Write code in R markdown to import DB data (from SQL) for analysis. Missing data was handled during SQL load.
library(RCurl);
library(DBI);
library(RMySQL);
library(ggplot2);
movieDB <- dbConnect(MySQL(), user='root', password='pass123', dbname='movie_ratings', host='localhost')
Once the connection had been established, I read from the SQL database. Note: this step took a good amount of time / effort due to a bug in the 8.0.21 version of MySQL for Windows10. To get around this issue, I uninstalled the 8.0.21 version and installed the 8.0.20 version of MySQL and altered the password encryption to allow a connection between MySQL and RStudio.
dbListTables(movieDB);
## [1] "movie" "rater" "rating"
new_movie <- dbReadTable(movieDB, "movie")
new_rater <- dbReadTable(movieDB, "rater")
new_rating <- dbReadTable(movieDB, "rating")
new_movie
## movieID movieTitle
## 1 4 Capone\r
## 2 2 Eurovision\r
## 3 5 Impractical Jokers: the Movie
## 4 1 Project Power\r
## 5 3 The Wrong Missy\r
new_rater
## raterID raterName
## 1 1 Carl S\r
## 2 4 Emily C\r
## 3 6 Kian D
## 4 2 Laine S\r
## 5 5 Ryan Q\r
## 6 3 Stefan S\r
new_rating
## movieID raterId rating
## 1 1 1 4
## 2 1 2 3
## 3 1 3 3
## 4 1 4 5
## 5 1 5 NA
## 6 2 1 2
## 7 2 2 5
## 8 2 3 4
## 9 2 4 3
## 10 2 5 NA
## 11 3 1 4
## 12 3 2 5
## 13 3 3 4
## 14 3 4 3
## 15 3 5 5
## 16 4 1 4
## 17 4 2 5
## 18 4 3 5
## 19 4 4 NA
## 20 4 5 3
## 21 5 1 5
## 22 5 2 5
## 23 5 3 5
## 24 5 4 2
## 25 5 5 4
## 26 6 1 4
## 27 6 2 4
## 28 6 3 4
## 29 6 4 NA
## 30 6 5 NA
To display the Avg Movie Rating (by MovieID), I deemed it necessary to create a table of the average rating plot per movie ID. To find this avg_rating number, the sum of (non-null) ratings per movieID was taken over the number of the number of non-null ratings.
movie <- 1:5
avg_rating <- c(23/6, 27/6, 25/6, 13/4, 12/3)
avg <- as.table(setNames(avg_rating, movie))

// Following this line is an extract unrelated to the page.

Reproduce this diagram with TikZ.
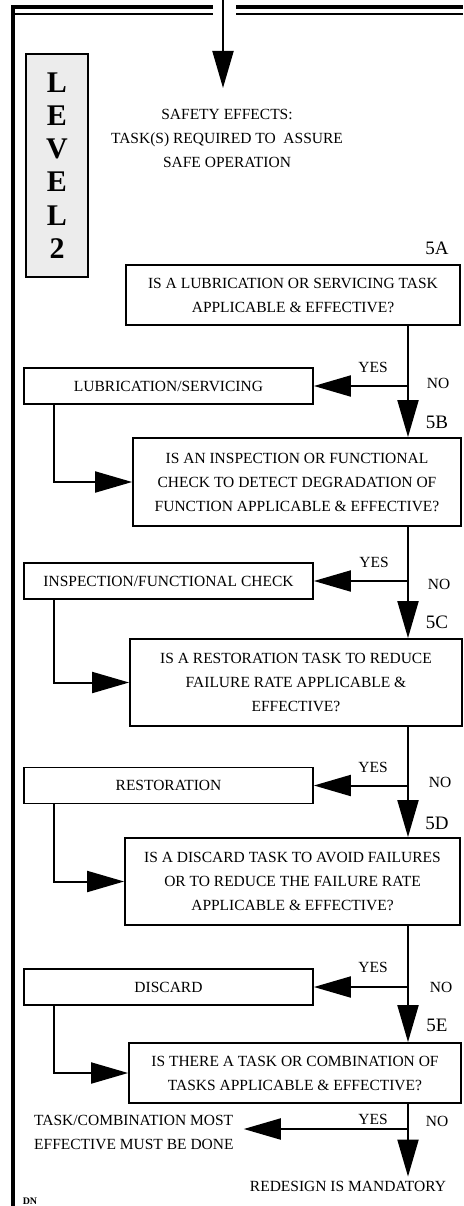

barplot(avg, main="Avg Movie Rating (by MovieID)", horiz=TRUE,
names.arg=c("1", "2", "3", "4", "5"))
Based on the above barplot, we can see that all movies had an average rating of 3 or higher with movie #4 (Capone) having the lowest avg movie rating and movie #2 (Eurovision) having the highest avg movie rating. Thus, if I were to recommend movies to this particular subset of movie viewers, a comedy similar to ‘Eurovision’ would be a better recommendation than a drama bio-flick like ‘Capone’.